Three servers provide a stronger guarantee of consistency than two servers, and allows for maintenance activity (for example, backups) on one config server while still having two servers available for your mongos to query. More than three servers would increase the time required to commit data across all servers.
The metadata for your sharded cluster needs to be identical across all config servers, and is maintained by the MongoDB sharding implementation. The metadata includes the essential details of which shards currently hold ranges of documents (aka chunks). In a SCCC configuration, config servers are not a replica set, so if one or more config servers are offline then the config data will be read only -- otherwise there is no means for the data to propagate to the offline config servers when they are back online.
Clearly 1 config server provides no redundancy or backup. With 2 config servers, a potential failure scenario is where the servers are available but the data on the servers does not agree (for example, one of the servers had some data corruption). With 3 config servers you can improve on the previous scenario: 2/3 servers might be consistent and you could identify the odd server out.
CSRS (Config Servers as Replica Sets)
MongoDB 3.2 deprecates the use of three mirrored mongod instances for config servers, and starting in 3.2 config servers are (by default) deployed as a replica set. Replica set config servers must use the WiredTiger 3.2+ storage engine (or another storage engine that supports the new readConcern read isolation semantics). CSRS also disallows some non-default replica set configuration options (e.g. arbiterOnly, buildIndexes, and slaveDelay) that are unsuitable for the sharded cluster metadata use case.
The CSRS deployment improves consistency and availability for config servers, since MongoDB can take advantage of the standard replica set read and write protocols for sharding config data. In addition, this allows a sharded cluster to have more than 3 config servers since a replica set can have up to 50 members (as at MongoDB 3.2).
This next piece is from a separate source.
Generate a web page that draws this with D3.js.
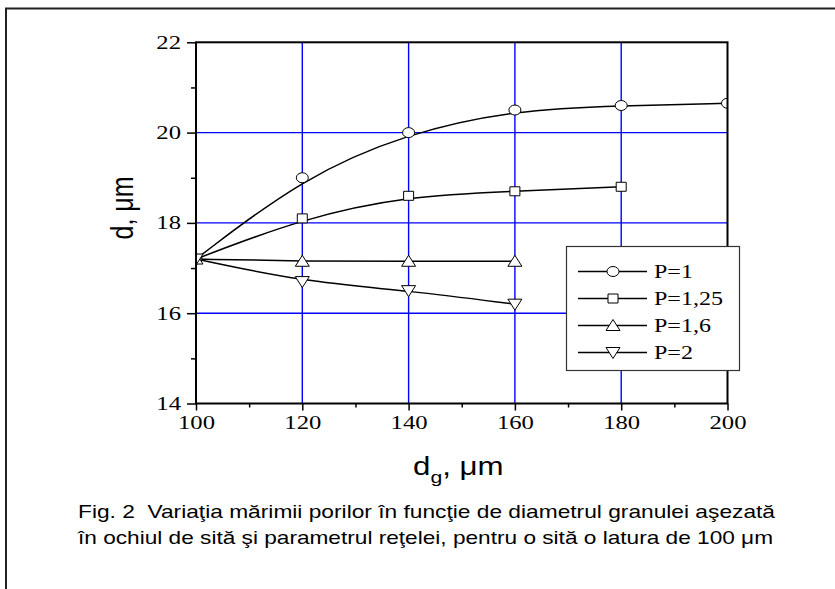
<!DOCTYPE html>
<html>
<head>
<meta charset="utf-8">
<script src="https://cdn.jsdelivr.net/npm/d3@7"></script>
<style>
  body { margin: 0; background: #fff; }
  svg { display: block; }
</style>
</head>
<body>
<div id="chart"></div>
<script>
// data
var dg = [100, 120, 140, 160, 180, 200];
var p1 = [17.2, 19.0, 20.0, 20.5, 20.6, 20.65];
var p125 = [17.2, 18.1, 18.6, 18.7, 18.8];
var p16 = [17.2, 17.15, 17.15, 17.15];
var p2 = [17.2, 16.7, 16.5, 16.2];
var seriesNames = ["P=1", "P=1,25", "P=1,6", "P=2"];
var seriesShapes = ["circle", "square", "up", "down"];
var xTicks = [100, 120, 140, 160, 180, 200];
var yTicks = [14, 16, 18, 20, 22];

var w = 835;
var h = 589;
var pLeft = 196, pRight = 727.5, pTop = 42.3, pBottom = 403.5;
var stretch = 1.3; // the original figure is wider than tall

var series = [p1, p125, p16, p2].map(function(vals, k) {
  return {
    name: seriesNames[k],
    shape: seriesShapes[k],
    points: vals.map(function(v, i) { return {x: dg[i], y: v}; })
  };
});

var svg = d3.select("#chart")
            .append("svg")
            .attr("width", w)
            .attr("height", h);

// outer frame (only top and left show)
svg.append("path")
   .attr("d", "M6,600 V8.5 H840")
   .attr("fill", "none")
   .attr("stroke", "#222")
   .attr("stroke-width", 2);

var x = d3.scaleLinear().domain([100, 200]).range([pLeft, pRight]);
var y = d3.scaleLinear().domain([14, 22]).range([pBottom, pTop]);

// grid
var gridColor = "#0000ff";
svg.append("g").selectAll("line")
   .data(xTicks.slice(1, -1))
   .enter()
   .append("line")
   .attr("x1", function(d) { return x(d); })
   .attr("x2", function(d) { return x(d); })
   .attr("y1", pTop)
   .attr("y2", pBottom)
   .attr("stroke", gridColor)
   .attr("stroke-width", 1.4);

svg.append("g").selectAll("line")
   .data(yTicks.slice(1, -1))
   .enter()
   .append("line")
   .attr("x1", pLeft)
   .attr("x2", pRight)
   .attr("y1", function(d) { return y(d); })
   .attr("y2", function(d) { return y(d); })
   .attr("stroke", gridColor)
   .attr("stroke-width", 1.4);

// axes
var xAxis = d3.axisBottom(x).tickValues(xTicks).tickSize(7).tickPadding(5);
var xMinor = d3.axisBottom(x).tickValues([110, 130, 150, 170, 190]).tickSize(4).tickFormat("");
var yAxis = d3.axisLeft(y).tickValues(yTicks).tickSize(9).tickPadding(6);
var yMinor = d3.axisLeft(y).tickValues([15, 17, 19, 21]).tickSize(5).tickFormat("");

function styleAxis(g) {
  g.select(".domain").remove();
  g.selectAll("line").attr("stroke", "#000").attr("stroke-width", 1.5);
  g.selectAll("text")
   .attr("fill", "#000")
   .style("font-family", "'Liberation Serif', 'Times New Roman', serif")
   .style("font-size", "19px")
   .attr("transform", "scale(" + stretch + ",1)");
}

svg.append("g").attr("transform", "translate(0," + pBottom + ")").call(xAxis).call(styleAxis);
svg.append("g").attr("transform", "translate(0," + pBottom + ")").call(xMinor).call(styleAxis);
var yg = svg.append("g").attr("transform", "translate(" + pLeft + ",0)").call(yAxis).call(styleAxis);
yg.selectAll("text").attr("x", -15 / stretch);
svg.append("g").attr("transform", "translate(" + pLeft + ",0)").call(yMinor).call(styleAxis);

// clip
svg.append("clipPath")
   .attr("id", "plotclip")
   .append("rect")
   .attr("x", pLeft)
   .attr("y", pTop)
   .attr("width", pRight - pLeft)
   .attr("height", pBottom - pTop);

var line = d3.line()
    .x(function(d) { return x(d.x); })
    .y(function(d) { return y(d.y); })
    .curve(d3.curveBasis);

var plot = svg.append("g").attr("clip-path", "url(#plotclip)");

plot.selectAll("path.curve")
    .data(series)
    .enter()
    .append("path")
    .attr("class", "curve")
    .attr("d", function(d) { return line(d.points); })
    .attr("fill", "none")
    .attr("stroke", "#000")
    .attr("stroke-width", 1.5);

function markerPath(shape) {
  if (shape == "circle") return "M-6,0 A6,5 0 1,0 6,0 A6,5 0 1,0 -6,0 Z";
  if (shape == "square") return "M-5,-4.5 H5 V4.5 H-5 Z";
  if (shape == "up") return "M0,-6 L7,5 L-7,5 Z";
  return "M-7,-5 L7,-5 L0,6 Z";
}

series.forEach(function(s) {
  plot.selectAll(null)
      .data(s.points)
      .enter()
      .append("path")
      .attr("transform", function(d) { return "translate(" + x(d.x) + "," + y(d.y) + ")"; })
      .attr("d", markerPath(s.shape))
      .attr("fill", "#fff")
      .attr("stroke", "#000")
      .attr("stroke-width", 1);
});

// plot frame
svg.append("rect")
   .attr("x", pLeft)
   .attr("y", pTop)
   .attr("width", pRight - pLeft)
   .attr("height", pBottom - pTop)
   .attr("fill", "none")
   .attr("stroke", "#000")
   .attr("stroke-width", 2);

// legend
var lg = svg.append("g");
lg.append("rect")
  .attr("x", 566.5)
  .attr("y", 246.5)
  .attr("width", 173)
  .attr("height", 124)
  .attr("fill", "#fff")
  .attr("stroke", "#333")
  .attr("stroke-width", 1.2);

var rows = lg.selectAll("g.row")
    .data(series)
    .enter()
    .append("g")
    .attr("class", "row")
    .attr("transform", function(d, i) { return "translate(0," + (271.5 + i * 27) + ")"; });

rows.append("line")
    .attr("x1", 578)
    .attr("x2", 647)
    .attr("stroke", "#000")
    .attr("stroke-width", 1.5);

rows.append("path")
    .attr("transform", "translate(613,0)")
    .attr("d", function(d) { return markerPath(d.shape); })
    .attr("fill", "#fff")
    .attr("stroke", "#000");

rows.append("text")
    .attr("transform", "translate(654,6.5) scale(" + stretch + ",1)")
    .style("font-family", "'Liberation Serif', 'Times New Roman', serif")
    .style("font-size", "18.5px")
    .text(function(d) { return d.name; });

// axis titles
svg.append("text")
   .attr("transform", "translate(133,208) rotate(-90) scale(1,1.25)")
   .attr("text-anchor", "middle")
   .style("font-family", "'Liberation Sans', Arial, sans-serif")
   .style("font-size", "25px")
   .text("d, \u03bcm");

var xt = svg.append("text")
   .attr("transform", "translate(413,475) scale(1.25,1)")
   .style("font-family", "'Liberation Sans', Arial, sans-serif")
   .style("font-size", "25px");
xt.append("tspan").text("d");
xt.append("tspan").attr("dy", 8).style("font-size", "17px").text("g");
xt.append("tspan").attr("dy", -8).text(", \u03bcm");

// caption
var cap = ["Fig. 2  Varia\u0163ia m\u0103rimii porilor \u00een func\u0163ie de diametrul granulei a\u015fezat\u0103",
           "\u00een ochiul de sit\u0103 \u015fi parametrul re\u0163elei, pentru o sit\u0103 o latura de 100 \u03bcm"];
var capWidths = [697, 695];
svg.selectAll("text.cap")
   .data(cap)
   .enter()
   .append("text")
   .attr("class", "cap")
   .attr("x", 78)
   .attr("y", function(d, i) { return 518 + i * 26; })
   .attr("textLength", function(d, i) { return capWidths[i]; })
   .attr("lengthAdjust", "spacingAndGlyphs")
   .style("white-space", "pre")
   .style("font-family", "'Liberation Sans', Arial, sans-serif")
   .style("font-size", "19px")
   .text(function(d) { return d; });
</script>
</body>
</html>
With a CSRS deployment, write availability depends on maintaining a quorum of members that can see the current primary for a replica set. For example, a 3-node replica set would require 2 available members to maintain a primary. Additional members can be added for improved fault tolerance, subject to the same election rules as a normal replica set. A readConcern of majority is used by mongos to ensure that sharded cluster metadata can only be read once it is committed to a majority of replica set members and a readPreference of nearest is used to route requests to the nearest config server.
Related
Currently we are working with standalone mongodb without any replication or sharding, Now we are considering moving to replica-set for production purposes.
Will an application written for standalone mongodb will work for replica-set or sharded replica-set without any changes or are there some standalone/replica-set specific features in mongodb ?
Provided the MongoDB uses the default ports (27017 for standalone mongod and mongos) you don't need to touch your client application at all, it will work in either case.
Of course, when you connect to a MongoDB then a sharded cluster has more options, but the defaults are fine.
Will an application written for standalone mongodb will work for
replica-set or sharded replica-set without any changes or are there
some standalone/replica-set specific features in mongodb ?
Here are some things to think about when an application is to run on a replica-set or a sharded cluster. In addition, replica-sets and sharded clusters has some features not available in standalone deployment (see the Transactions and Change Streams topic at the bottom).
Replica Sets
A replica-set is cluster with multiple database servers - with replicated data on each server. The topology of the replica-set has one primary node (or member) and remaining members are secondaries (there can be other special purpose nodes like arbiters).
The data redundancy and failover features of replica-sets give your applications additional capabilties - for example, an application always runs even if a server is down.
The data is always written to the primary and read from it, by default. You can configure that the data can be read from the secondary nodes also from your application - this the Read Preference. This configuration can be used by the applications accessing a replica-set in some scenarios (see Read Preference Use Cases). This is for replica-sets and has no usage for standalone deployment.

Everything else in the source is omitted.